The Progress Not Perfection Method

Tracking shifted everything:

Not: “I painted for 3 hours”
But: “I painted today” ✓

Not: “I finished a masterpiece”
But: “I tried new technique” ✓

Not: “I’m good enough to show”
But: “I created something” ✓

365 check marks better than 10 perfect sessions.

Two Years Later: The Reality

At 61, still working full-time. Art practice looks like:

  • Daily micro-sessions (15-30 minutes)
  • One longer weekend session (2-3 hours)
  • Monthly art date with myself
  • Quarterly workshop or class
  • Annual art retreat (aka vacation with paint)

Created over 100 paintings. Sold 12. Gave away 30. Rest decorate our world. Not quitting day job, but feeding soul job.

The Unexpected Benefits

Work improved: Creative problem-solving transferred. Better presentations. Innovative solutions. Boss noticed.

Stress decreased: Painting became meditation. Mood chemicals balanced.

Identity expanded: Not just CFO. Artist CFO. Whole person.

Retirement planning changed: Not racing to full retirement. Planning creative semi-retirement. Art + part-time work = sustainable joy.

Marriage improved: Happier me = happier us. Curtis loves artist-me.
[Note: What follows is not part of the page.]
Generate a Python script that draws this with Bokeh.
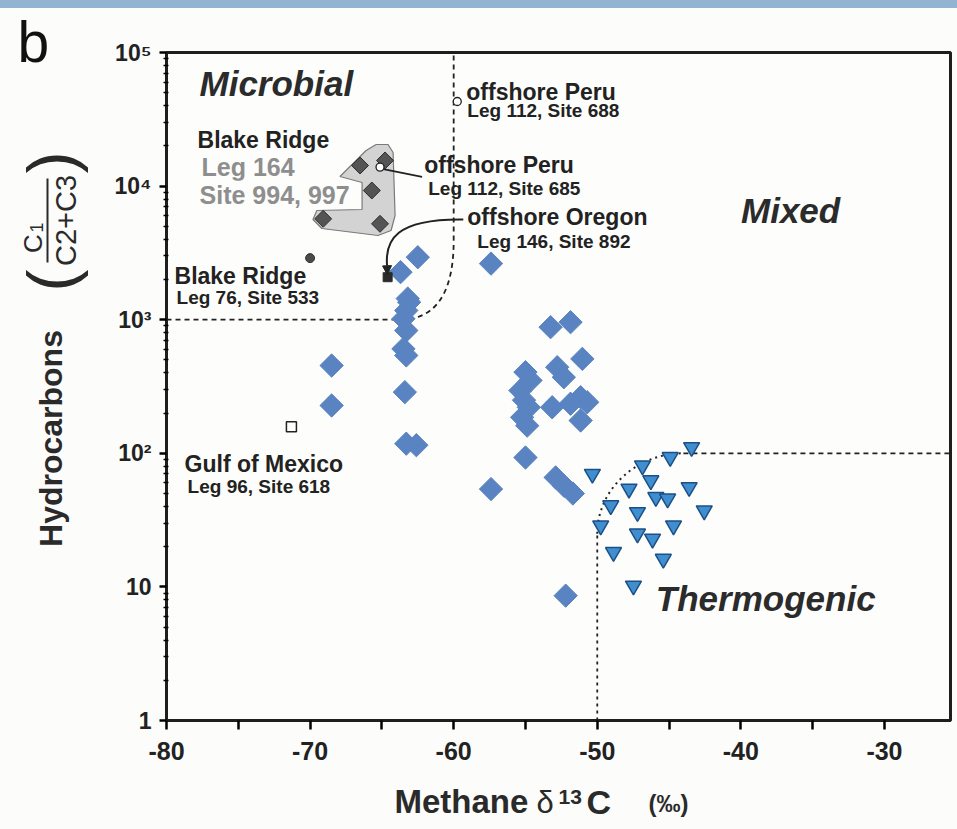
import math
from bokeh.plotting import figure
from bokeh.layouts import row, column
from bokeh.models import Range1d, FixedTicker, Label, Arrow, NormalHead
from bokeh.core.properties import value
from bokeh.embed import file_html
from bokeh.resources import INLINE

# ---------------- data ----------------
# blue diamonds (main data set)
diamond_x = [-62.5, -63.7, -57.4, -63.1, -63.2, -63.3, -63.5, -63.3, -63.5, -63.3,
             -68.5, -63.4, -68.5, -63.3, -62.6, -55.0, -57.4, -52.9, -52.3, -51.7,
             -53.25, -51.86, -51.04, -55.0, -54.65, -52.79, -52.33, -55.35, -55.1,
             -51.16, -50.7, -51.86, -53.14, -54.77, -55.23, -54.88, -51.16, -52.2]
diamond_y = [2935, 2270, 2630, 1352, 1440, 1172, 1016, 830, 605, 540,
             454, 287, 228, 118, 115, 93, 54, 66, 57, 50,
             879, 958, 509, 405, 351, 441, 371, 295, 250,
             263, 241, 235, 221, 221, 186, 161, 176, 8.6]

# blue inverted triangles (thermogenic group)
tri_x = [-43.43, -44.92, -46.85, -50.34, -46.27, -43.6, -47.79, -45.92, -45.1, -49.06,
         -42.55, -47.2, -49.76, -44.69, -47.2, -46.15, -48.87, -45.4, -47.48]
tri_y = [111, 93.5, 81, 70, 62.6, 55.7, 54.2, 46.9, 45.7, 40.7,
         37.3, 36.2, 28.8, 28.8, 25, 22.9, 18.2, 16.2, 10.2]

# Blake Ridge Leg 164 (dark diamonds)
blake164_x = [-66.52, -64.78, -65.7, -69.09, -65.13]
blake164_y = [14260, 15550, 9270, 5690, 5220]

# offshore Peru sites 688 / 685 (open circles)
peru_x = [-59.75, -65.13]
peru_y = [42970, 13870]

# Blake Ridge Leg 76 site 533 (dark dot)
site533_x = [-70.0]
site533_y = [2890]

# offshore Oregon site 892 (black square)
site892_x = [-64.6]
site892_y = [2080]

# Gulf of Mexico site 618 (open square)
site618_x = [-71.3]
site618_y = [158]

# shaded field of the Leg 164 data
field_x = [-67.92, -66.10, -65.40, -64.57, -64.22, -64.08, -64.36, -65.27,
           -69.18, -69.80, -69.53, -66.38, -66.38]
field_y = [11800, 18470, 20480, 20480, 17850, 6025, 4654, 4268,
           4815, 5623, 6566, 6682, 10640]

# axes
x_start, x_end = -80, -25.4
x_ticks = [-80, -70, -60, -50, -40, -30]
x_tick_labels = ["-80", "-70", "-60", "-50", "-40", "-30"]
x_minor = [-75, -65, -55, -45, -35]
y_ticks = [1, 10, 100, 1000, 10000, 100000]
y_tick_labels = ["1", "10", "10\u00b2", "10\u00b3", "10\u2074", "10\u2075"]
y_minor = [m * 10 ** k for k in range(0, 5) for m in range(2, 10)]

# field boundaries
microbial_h_x = [-80, -63.73]
microbial_h_y = [1000, 1000]
microbial_v_x = [-60, -60]
microbial_v_y = [3917, 100000]
thermo_v_x = [-50, -50]
thermo_v_y = [1, 25]
thermo_h_x = [-44, x_end]
thermo_h_y = [100, 100]

# ---------------- main figure ----------------
FONT = "Liberation Sans"
INK = "#222222"
PAGE = "#fcfcfa"
PX_PER_DECADE = 668 / 5.0   # frame height / number of decades
BASE_SHIFT = 0.35           # em offset of the rendered alphabetic baseline

p = figure(width=849, height=770,
           x_range=Range1d(x_start, x_end), y_range=Range1d(1, 1e5),
           y_axis_type="log", output_backend="svg", toolbar_location=None,
           title_location=None, frame_align=False,
           min_border_left=63, min_border_right=2, min_border_top=44,
           min_border_bottom=58,
           background_fill_color="#fdfdfb", border_fill_color=PAGE,
           outline_line_color="#1e1e1e", outline_line_width=3)
p.grid.visible = False

# x axis
p.xaxis.ticker = FixedTicker(ticks=x_ticks, minor_ticks=x_minor)
p.xaxis.major_label_overrides = dict(zip(x_ticks, x_tick_labels))
p.xaxis.axis_line_width = 3
p.xaxis.axis_line_color = "#1e1e1e"
p.xaxis.major_tick_line_width = 2.5
p.xaxis.minor_tick_line_width = 2.5
p.xaxis.major_tick_out = 9
p.xaxis.major_tick_in = 0
p.xaxis.minor_tick_out = 9
p.xaxis.minor_tick_in = 0
p.xaxis.major_label_standoff = 12
p.xaxis.major_label_text_font = FONT
p.xaxis.major_label_text_font_style = "bold"
p.xaxis.major_label_text_font_size = "25px"
p.xaxis.major_label_text_color = INK

# y axis
p.yaxis.ticker = FixedTicker(ticks=y_ticks, minor_ticks=y_minor)
p.yaxis.major_label_overrides = dict(zip(y_ticks, y_tick_labels))
p.yaxis.axis_line_width = 3
p.yaxis.axis_line_color = "#1e1e1e"
p.yaxis.major_tick_line_width = 2.5
p.yaxis.minor_tick_line_width = 1.5
p.yaxis.major_tick_out = 7
p.yaxis.major_tick_in = 0
p.yaxis.minor_tick_out = 3
p.yaxis.minor_tick_in = 2
p.yaxis.major_label_standoff = 8
p.yaxis.major_label_text_font = FONT
p.yaxis.major_label_text_font_style = "bold"
p.yaxis.major_label_text_font_size = "23px"
p.yaxis.major_label_text_color = INK

# shaded field
p.patch(field_x, field_y, fill_color="#d3d3d3", line_color="#7a7a7a", line_width=1.2)

# boundaries
p.line(microbial_h_x, microbial_h_y, line_dash="5 4", line_width=1.8, line_color=INK)
p.line(microbial_v_x, microbial_v_y, line_dash="5 4", line_width=1.8, line_color=INK)
p.bezier(x0=[-63.73], y0=[1000], cx0=[-61.63], cy0=[1000],
         cx1=[-60], cy1=[1393], x1=[-60], y1=[3917],
         line_dash="5 4", line_width=1.8, line_color=INK)
p.line(thermo_v_x, thermo_v_y, line_dash="3 4", line_width=1.8, line_color=INK)
p.bezier(x0=[-50], y0=[25], cx0=[-50], cy0=[53.7],
         cx1=[-47.28], cy1=[100], x1=[-44], y1=[100],
         line_dash="2 4", line_width=2, line_color=INK)
p.line(thermo_h_x, thermo_h_y, line_dash="5 4", line_width=1.8, line_color=INK)

# offshore Oregon arrow
p.bezier(x0=[-59.33], y0=[5623], cx0=[-64.08], cy0=[5710],
         cx1=[-64.78], cy1=[3917], x1=[-64.64], y1=[2547],
         line_width=2, line_color=INK)
p.add_layout(Arrow(end=NormalHead(size=9, fill_color=INK, line_color=INK),
                   x_start=-64.64, y_start=2547, x_end=-64.62, y_end=2170,
                   line_color=INK, line_width=2))
# offshore Peru 685 leader
p.line([-64.9, -62.2], [13400, 11720], line_width=1.6, line_color=INK)

# markers
p.scatter(diamond_x, diamond_y, marker="square", angle=math.pi / 4, size=16.5,
          fill_color="#5a83c1", line_color="#5a83c1", line_width=1)
p.scatter(tri_x, tri_y, marker="inverted_triangle", size=16,
          fill_color="#3f8fd0", line_color="#1d4f86", line_width=1.5)
p.scatter(blake164_x, blake164_y, marker="square", angle=math.pi / 4, size=12,
          fill_color="#545454", line_color="#2e2e2e", line_width=1)
p.scatter(peru_x, peru_y, marker="circle", size=8,
          fill_color="white", line_color=INK, line_width=1.3)
p.scatter(site533_x, site533_y, marker="circle", size=9,
          fill_color="#4a4a4a", line_color="#333333")
p.scatter(site892_x, site892_y, marker="square", size=9,
          fill_color="#2a2a2a", line_color="#2a2a2a")
p.scatter(site618_x, site618_y, marker="square", size=10,
          fill_color="white", line_color=INK, line_width=1.5)


def lab(x, y, text, fs, style="bold", color=INK, bg=None):
    # y is the baseline; compensate the renderer's offset
    y_adj = y * 10 ** (BASE_SHIFT * fs / PX_PER_DECADE)
    p.add_layout(Label(x=x, y=y_adj, text=text, text_font=FONT,
                       text_font_size="%dpx" % fs, text_font_style=style,
                       text_color=color, text_align="left",
                       text_baseline="alphabetic",
                       background_fill_color=bg))


# in-plot annotations
lab(-77.70, 47650, "Microbial", 35, "bold italic", "#2b2b2b")
lab(-77.84, 19110, "Blake Ridge", 23)
lab(-77.56, 12000, "Leg 164", 25, color="#8e8e8e")
lab(-77.70, 7410, "Site 994, 997", 25, color="#8e8e8e", bg="#fdfdfb")
lab(-59.12, 43700, "offshore Peru", 23)
lab(-59.05, 32620, "Leg 112, Site 688", 19)
lab(-62.05, 12430, "offshore Peru", 23)
lab(-61.77, 8500, "Leg 112, Site 685", 19)
lab(-59.05, 5072, "offshore Oregon", 23)
lab(-58.35, 3411, "Leg 146, Site 892", 19)
lab(-39.99, 5340, "Mixed", 35, "bold italic", "#2b2b2b")
lab(-79.44, 1834, "Blake Ridge", 23)
lab(-79.30, 1300, "Leg 76, Site 533", 19)
lab(-78.74, 71.8, "Gulf of Mexico", 23)
lab(-78.53, 50.0, "Leg 96, Site 618", 19)
lab(-45.92, 6.66, "Thermogenic", 35, "bold italic", "#2b2b2b")


# ---------------- side panels for titles (page-pixel coordinates) ----------------
def panel(w, h, x0, y0):
    f = figure(width=w, height=h, x_range=Range1d(x0, x0 + w),
               y_range=Range1d(y0 + h, y0), output_backend="svg",
               toolbar_location=None, title_location=None, frame_align=False,
               min_border=0, min_border_left=0, min_border_right=0,
               min_border_top=0, min_border_bottom=0,
               x_axis_location=None, y_axis_location=None,
               outline_line_color=None,
               background_fill_color=PAGE, border_fill_color=PAGE)
    f.grid.visible = False
    return f


def ptext(f, x, y, text, fs, style="bold", color="#2a2a2a", angle=0.0,
          align="left", baseline="alphabetic"):
    if baseline == "alphabetic":
        y = y - BASE_SHIFT * fs
    f.text(x=[x], y=[y], text=[text], text_font=value(FONT),
           text_font_size=value("%dpx" % fs), text_font_style=value(style),
           text_color=color, angle=angle, text_align=align,
           text_baseline=baseline)


half_pi = math.pi / 2
left = panel(95, 770, 8, 8)
ptext(left, 17, 61, "b", 57, "normal", "#111111")
ptext(left, 50, 438, "Hydrocarbons", 32, "bold", "#2a2a2a", half_pi, "center", "middle")
ptext(left, 50, 280, "(", 66, "normal", "#2a2a2a", half_pi, "center", "middle")
ptext(left, 50, 162, ")", 66, "normal", "#2a2a2a", half_pi, "center", "middle")
ptext(left, 32, 243, "C", 26, "normal", "#2a2a2a", half_pi, "center", "middle")
ptext(left, 36, 227, "1", 18, "normal", "#2a2a2a", half_pi, "center", "middle")
ptext(left, 65, 220, "C2+C3", 29, "normal", "#2a2a2a", half_pi, "center", "middle")
left.line([47, 47], [178, 262], line_width=2, line_color="#2a2a2a")

bottom = panel(941, 43, 8, 778)
ptext(bottom, 394, 813, "Methane", 33, "bold", "#2a2a2a")
ptext(bottom, 536, 813, "\u03b4", 31, "normal", "#2a2a2a")
ptext(bottom, 558, 804, "13", 21, "bold", "#2a2a2a")
ptext(bottom, 586, 813, "C", 34, "bold", "#2a2a2a")
ptext(bottom, 648, 811, "(\u2030)", 24, "bold", "#2a2a2a")

layout = column(row(left, p, spacing=0), bottom, spacing=0)

# page template: fixed 8px offset and the thin blue band along the top edge
template = None
try:
    from bokeh.core.templates import get_env
    template = get_env().from_string(
        '{% extends "file.html" %}'
        '{% block postamble %}<style>'
        'html,body{margin:0 !important;height:auto !important;}'
        'body{padding:8px 0 0 8px !important;background:transparent !important;}'
        'html{background-color:#fcfcfa !important;'
        'background-image:linear-gradient(#93b3d3,#93b3d3) !important;'
        'background-size:100% 8px !important;background-repeat:no-repeat !important;}'
        '</style>{% endblock %}')
except Exception:
    template = None

if template is not None:
    html = file_html(layout, INLINE, template=template)
else:
    html = file_html(layout, INLINE)
open("out.html", "w").write(html)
P.S. – Yesterday, 4:30 PM, about to leave office when CEO stopped by. “Quick question about the budget…” Thirty minutes later, finally escaped. Drove straight to park. Painted sunset from car for 20 minutes. Arrived home with orange paint on my nose, budget solutions in my head, and peace in my heart. Curtis took one look and said, “Good day?” “I painted,” I said. “So yes, good day.” He heated up dinner while I cleaned brushes. This is weekend artist reality: Not waiting for perfect conditions. Not massive time blocks. Just showing up consistently in the margins until the margins become the main text. My business card still says CFO. But my soul says artist. At 61, both are true. The paint under my fingernails proves it.